Why is striving to understand the emotional intelligence of a head candidate so critical? Because no talent of a school leader is more often necessary. In the crucible of daily interactions with students, teachers, administrators, trustees, parents, community members, alumni, etc., every interaction the head has with each individual may be the most important interaction that person has in that entire day. And rarely is that the case for the head of school, who may go reeling all day long from conversation to conversation, with vastly varying purposes and tones, with many that are planned, but others that are spontaneous, and perhaps some that are unexpectedly awkward. Plus, long-term projects and institutional success are dependent upon the relational skill of the head. Understanding how you are perceived, and retaining a solid, accurate sense of self-awareness, are the most important tools of a leader in those circumstances. To be poor at this, in contrast, may quickly lead to negative evaluations of the leader that stubbornly persist and ultimately undermine overall performance.

Testing for emotional intelligence in an interview setting can be daunting. As important as asking questions in this endeavor is the simple need to observe the candidate in the interview itself. Is the person “reading” and understanding the emotions, both subtle and outright, of the interviewers in the room? Does the candidate react appropriately to humor (yes, some levity is a valid part of an interview)? Does the person seem to grasp the implicit intent of the questions being posed? Is the candidate making eye contact with both the person who asked the question, and then with others around the table in the course of responding? Can you sense confidence? Humility? Warmth? Hubris? Is a strong ego evident, but an absence of egotism? Doing this well may in fact be a measure of the search committee’s emotional intelligence!

The actual questions, however, are where the search committee does its job thoroughly or misses a critical opportunity. The questions should be probing and require specifics. They should ask for self-assessment and should require that a candidate recount what they learned in an experience. Such as:

1.  Instead of asking a candidate to tell about something at which they failed or succeeded, ask the candidate to discuss a  time when they had to challenge the status quo in an institution, and ask them to explain what went well, what did not, and how that affected them the next time they had to lead change. 

2.  Rather than ask them about their strengths and weaknesses, ask them to discuss how they think other people would describe them as leaders, both in terms of their gifts and their areas for continued growth. 

3.  Rather than ask a candidate to recount a record of achievement in, say, development or enrollment management, ask a candidate to describe what they think the proper role of the head should be in fundraising or admissions, and also to describe the balance of their role with that of the other administrators in that area, as well as with the role of trustees. Then ask them to describe, if they haven’t already, when they have seen that balance under significant stress and how they handled that. 

4.  Ask a candidate to react to a specific scenario, one that involves subtle ethical and relational challenges, and ask them how they might navigate that and what would be most difficult for them.

Questions should dive deep, press well beyond predictable topics and soft serves, but do so in a manner that is both substantive and that fosters the relationship with someone who might someday be your head of school.
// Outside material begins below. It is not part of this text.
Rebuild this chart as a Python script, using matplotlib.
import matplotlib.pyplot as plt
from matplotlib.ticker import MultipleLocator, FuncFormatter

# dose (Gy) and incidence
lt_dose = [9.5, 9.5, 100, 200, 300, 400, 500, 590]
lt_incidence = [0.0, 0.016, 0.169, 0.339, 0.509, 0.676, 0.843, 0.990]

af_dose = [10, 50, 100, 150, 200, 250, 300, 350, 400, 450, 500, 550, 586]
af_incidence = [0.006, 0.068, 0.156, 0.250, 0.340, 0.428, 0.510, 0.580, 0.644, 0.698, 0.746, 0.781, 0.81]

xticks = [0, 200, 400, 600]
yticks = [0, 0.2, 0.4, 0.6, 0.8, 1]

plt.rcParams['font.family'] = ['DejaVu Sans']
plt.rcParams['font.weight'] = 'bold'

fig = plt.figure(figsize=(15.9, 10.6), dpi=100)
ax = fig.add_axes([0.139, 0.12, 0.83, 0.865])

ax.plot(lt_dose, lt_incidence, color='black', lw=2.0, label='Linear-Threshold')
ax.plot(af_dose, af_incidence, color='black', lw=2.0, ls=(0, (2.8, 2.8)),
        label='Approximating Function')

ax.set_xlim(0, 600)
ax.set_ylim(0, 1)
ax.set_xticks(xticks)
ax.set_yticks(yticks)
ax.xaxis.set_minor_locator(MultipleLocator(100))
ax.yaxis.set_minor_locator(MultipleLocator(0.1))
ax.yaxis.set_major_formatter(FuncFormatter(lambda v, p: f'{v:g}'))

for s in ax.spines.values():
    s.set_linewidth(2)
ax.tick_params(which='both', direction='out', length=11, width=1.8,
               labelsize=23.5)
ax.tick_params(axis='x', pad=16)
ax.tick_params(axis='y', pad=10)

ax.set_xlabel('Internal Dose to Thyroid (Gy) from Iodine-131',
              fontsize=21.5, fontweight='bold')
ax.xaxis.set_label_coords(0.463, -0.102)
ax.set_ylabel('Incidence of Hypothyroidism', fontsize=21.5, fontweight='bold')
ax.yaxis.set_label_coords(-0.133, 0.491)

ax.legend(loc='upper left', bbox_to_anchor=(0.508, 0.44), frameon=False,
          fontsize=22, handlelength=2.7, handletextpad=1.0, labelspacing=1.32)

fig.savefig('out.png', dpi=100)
The other virtue of this approach is that the information and impressions you glean are verifiable, either through subsequent conversations with references, or through online reference surveys, or through subsequent interviews where you measure for consistency and clarity in the recounting, or through observations of other interactions and responses later in the search process. The candidate’s stories become the basis for the ongoing process, the measuring stick for a candidate’s accomplishments, character and integrity.
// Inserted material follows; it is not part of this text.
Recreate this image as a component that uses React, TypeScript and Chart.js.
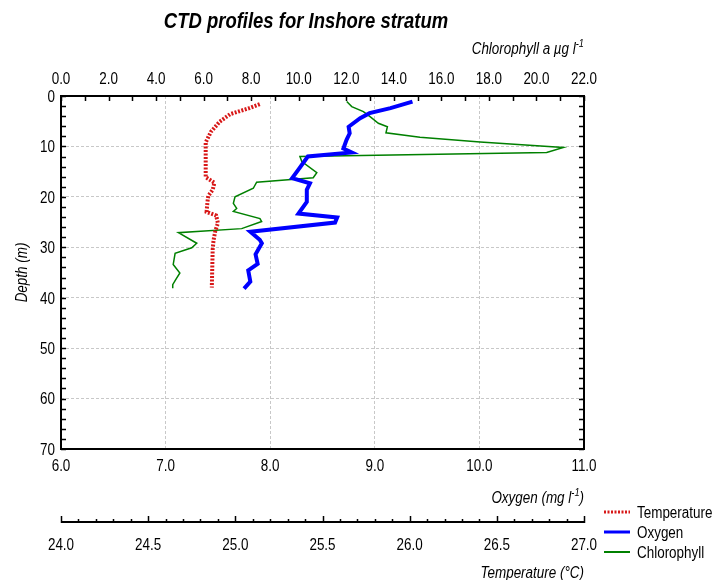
import React, { useEffect, useRef } from "react";
import { Chart, registerables } from "chart.js";

Chart.register(...registerables);

const FONT = "'Liberation Sans', Arial, sans-serif";
const SX = 0.84; // horizontal compression to mimic the narrow face of the original
const DY = 1.5; // small baseline nudge for text

const tempDepth = [1.6, 2.4, 3.6, 5.1, 7.1, 9.2, 12.0, 16.1, 17.2, 18.6, 19.8, 21.0, 23.0, 23.7, 25.2, 26.8, 28.6, 30.5, 38.0];
const tempValues = [25.14, 25.08, 24.97, 24.91, 24.86, 24.83, 24.83, 24.83, 24.88, 24.87, 24.845, 24.84, 24.835, 24.89, 24.9, 24.885, 24.875, 24.87, 24.865];

const oxyDepth = [1.1, 2.4, 3.4, 4.4, 6.1, 7.4, 8.7, 10.4, 11.2, 12.0, 14.3, 16.3, 17.3, 18.6, 21.0, 23.3, 24.1, 25.1, 26.9, 28.5, 29.2, 31.4, 33.3, 34.6, 36.8, 38.2];
const oxyValues = [9.36, 9.15, 8.95, 8.86, 8.75, 8.76, 8.73, 8.7, 8.78, 8.36, 8.28, 8.21, 8.38, 8.35, 8.35, 8.27, 8.64, 8.62, 7.81, 7.9, 7.92, 7.86, 7.88, 7.79, 7.81, 7.75];

const chlDepth = [1.1, 2.1, 3.1, 4.1, 5.4, 6.1, 7.3, 8.2, 9.1, 10.2, 11.2, 12.0, 13.0, 15.2, 16.2, 17.1, 18.3, 20.0, 21.3, 22.3, 22.9, 24.3, 24.9, 26.3, 27.1, 29.2, 30.1, 31.2, 33.4, 35.1, 36.6, 37.4, 38.1];
const chlValues = [12.02, 12.23, 12.72, 13.0, 13.35, 13.73, 13.67, 15.1, 17.63, 21.13, 20.43, 10.05, 10.13, 10.76, 10.61, 8.23, 8.09, 7.32, 7.25, 7.39, 7.25, 8.37, 8.44, 7.6, 4.94, 5.71, 5.5, 4.8, 4.72, 5.0, 4.8, 4.7, 4.7];

const seriesNames = ["Temperature", "Oxygen", "Chlorophyll"];
const chartTitle = "CTD profiles for Inshore stratum";
const depthTitle = "Depth (m)";
const tempTitle = "Temperature (\u00b0C)";

const toPoints = (xs: number[], ys: number[]) => xs.map((x, i) => ({ x, y: ys[i] }));

function txt(ctx: any, text: string, x: number, y: number, font: string, align: string, rot = 0) {
  ctx.save();
  ctx.translate(x, y);
  if (rot) ctx.rotate(rot);
  ctx.scale(SX, 1);
  ctx.font = font;
  ctx.textAlign = align;
  ctx.textBaseline = "middle";
  ctx.fillStyle = "#000";
  ctx.fillText(text, 0, rot ? 0 : DY);
  ctx.restore();
}

function width(ctx: any, text: string, font: string) {
  ctx.font = font;
  return ctx.measureText(text).width * SX;
}

const overlay = {
  id: "overlay",
  afterDraw(chart: any) {
    const ctx = chart.ctx;
    const ca = chart.chartArea;
    const sc = chart.scales;
    const tick = `16px ${FONT}`;
    const ital = `italic 16px ${FONT}`;
    const sup = `italic 11px ${FONT}`;
    ctx.save();
    // frame
    ctx.strokeStyle = "#000";
    ctx.lineWidth = 2;
    ctx.setLineDash([]);
    ctx.strokeRect(ca.left, ca.top, ca.right - ca.left, ca.bottom - ca.top);
    ctx.lineWidth = 1.5;
    ctx.beginPath();
    for (let v = 0; v <= 22; v += 1) {
      const x = Math.round(sc.xC.getPixelForValue(v)) + 0.5;
      ctx.moveTo(x, ca.top);
      ctx.lineTo(x, ca.top + 5);
    }
    for (let d = 0; d <= 70; d += 2) {
      const y = Math.round(sc.y.getPixelForValue(d)) + 0.5;
      ctx.moveTo(ca.left, y);
      ctx.lineTo(ca.left + 5, y);
      ctx.moveTo(ca.right, y);
      ctx.lineTo(ca.right - 5, y);
    }
    ctx.stroke();
    // temperature axis
    const tY = sc.xT.top + 1;
    ctx.lineWidth = 2;
    ctx.beginPath();
    ctx.moveTo(sc.xT.left, tY);
    ctx.lineTo(sc.xT.right, tY);
    ctx.stroke();
    ctx.lineWidth = 1.5;
    ctx.beginPath();
    for (let i = 0; i <= 30; i++) {
      const v = 24 + i * 0.1;
      const x = Math.round(sc.xT.getPixelForValue(v)) + 0.5;
      const major = i % 5 === 0;
      ctx.moveTo(x, tY + 1);
      ctx.lineTo(x, tY - (major ? 6 : 3));
    }
    ctx.stroke();

    // tick labels from the scales
    sc.xC.ticks.forEach((t: any) => txt(ctx, Number(t.value).toFixed(1), sc.xC.getPixelForValue(t.value), sc.xC.bottom - 18, tick, "center"));
    sc.x.ticks.forEach((t: any) => txt(ctx, Number(t.value).toFixed(1), sc.x.getPixelForValue(t.value), sc.x.top + 16, tick, "center"));
    sc.xT.ticks.forEach((t: any) => txt(ctx, Number(t.value).toFixed(1), sc.xT.getPixelForValue(t.value), sc.xT.top + 23, tick, "center"));
    sc.y.ticks.forEach((t: any) => txt(ctx, String(t.value), sc.y.right - 6, sc.y.getPixelForValue(t.value), tick, "right"));

    // titles
    txt(ctx, chartTitle, 306, 20, `italic bold 22px ${FONT}`, "center");
    txt(ctx, depthTitle, 23, (ca.top + ca.bottom) / 2, ital, "center", -Math.PI / 2);
    txt(ctx, tempTitle, sc.xT.right, 572, ital, "right");

    const drawSup = (parts: [string, boolean][], right: number, y: number) => {
      let w = 0;
      for (const [t, s] of parts) w += width(ctx, t, s ? sup : ital);
      let x = right - w;
      for (const [t, s] of parts) {
        txt(ctx, t, x, s ? y - 6 : y, s ? sup : ital, "left");
        x += width(ctx, t, s ? sup : ital);
      }
    };
    drawSup([["Chlorophyll a \u00b5g l", false], ["-1", true]], sc.xC.right, 48);
    drawSup([["Oxygen (mg l", false], ["-1", true], [")", false]], sc.x.right, 497);

    // legend
    chart.data.datasets.forEach((ds: any, i: number) => {
      const y = 512 + i * 20;
      ctx.strokeStyle = ds.borderColor;
      ctx.lineWidth = ds.legendWidth;
      ctx.setLineDash(ds.borderDash || []);
      ctx.beginPath();
      ctx.moveTo(604, y);
      ctx.lineTo(630, y);
      ctx.stroke();
      ctx.setLineDash([]);
      txt(ctx, ds.label, 637, y, tick, "left");
    });
    ctx.restore();
  },
};

export default function App() {
  const ref = useRef<HTMLCanvasElement>(null);
  useEffect(() => {
    if (!ref.current) return;
    const noTicks = { display: false };
    const chart = new Chart(ref.current, {
      type: "scatter",
      data: {
        datasets: [
          {
            label: seriesNames[0],
            data: toPoints(tempValues, tempDepth),
            xAxisID: "xT",
            yAxisID: "y",
            showLine: true,
            borderColor: "#d81818",
            borderWidth: 4,
            borderDash: [2, 1.5],
            pointRadius: 0,
            legendWidth: 3,
          } as any,
          {
            label: seriesNames[1],
            data: toPoints(oxyValues, oxyDepth),
            xAxisID: "x",
            yAxisID: "y",
            showLine: true,
            borderColor: "#0000ff",
            borderWidth: 4,
            pointRadius: 0,
            legendWidth: 3,
          } as any,
          {
            label: seriesNames[2],
            data: toPoints(chlValues, chlDepth),
            xAxisID: "xC",
            yAxisID: "y",
            showLine: true,
            borderColor: "#008000",
            borderWidth: 1.5,
            pointRadius: 0,
            legendWidth: 2,
          } as any,
        ],
      },
      options: {
        animation: false,
        responsive: false,
        layout: { padding: { left: 0, right: 131, top: 0, bottom: 0 } },
        plugins: { legend: { display: false }, tooltip: { enabled: false } },
        scales: {
          y: {
            type: "linear",
            position: "left",
            reverse: true,
            min: 0,
            max: 70,
            ticks: { ...noTicks, stepSize: 10 },
            grid: { color: "#c8c8c8", lineWidth: 1, drawTicks: false, tickLength: 0 },
            border: { display: false, dash: [3, 2] },
            afterFit: (s: any) => {
              s.width = 61;
            },
          },
          x: {
            type: "linear",
            position: "bottom",
            min: 6,
            max: 11,
            weight: 0,
            ticks: { ...noTicks, stepSize: 1 },
            grid: { color: "#c8c8c8", lineWidth: 1, drawTicks: false, tickLength: 0 },
            border: { display: false, dash: [3, 2] },
            afterFit: (s: any) => {
              s.height = 72;
            },
          },
          xC: {
            type: "linear",
            axis: "x",
            position: "top",
            min: 0,
            max: 22,
            ticks: { ...noTicks, stepSize: 2 },
            grid: { display: false, drawTicks: false, tickLength: 0 },
            border: { display: false },
            afterFit: (s: any) => {
              s.height = 96;
            },
          },
          xT: {
            type: "linear",
            axis: "x",
            position: "bottom",
            weight: 1,
            min: 24,
            max: 27,
            ticks: { ...noTicks, stepSize: 0.5 },
            grid: { display: false, drawTicks: false, tickLength: 0 },
            border: { display: false },
            afterFit: (s: any) => {
              s.height = 59;
            },
          },
        },
      } as any,
      plugins: [overlay],
    });
    return () => chart.destroy();
  }, []);
  return (
    <div style={{ position: "absolute", left: 0, top: 0, width: 715, height: 580, background: "#fff" }}>
      <canvas ref={ref} width={715} height={580} style={{ display: "block" }} />
    </div>
  );
}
The journalist and author Justin Bariso recently defined self-awareness in a column published in an online blog for Inc. as, “the ability to identify and understand your own emotions and how they affect you. Through self-awareness you recognize how your feelings can help or hinder you from reaching your goals. You become aware of your emotional tendencies, strengths and weaknesses.” High EQ starts with this capacity. And high EQ is the baseline skill that is most essential for heads in a job that is increasingly complex year after year. It does not appear on a resume and will not emerge with any clarity in interviews or reference checks unless that is the specific objective of the search committee. Skilled head of school search consultants will help with both the development of focus and appropriate questions with search committees, as well as formulate and share their own clear insights into the self-awareness and emotional intelligence of candidates.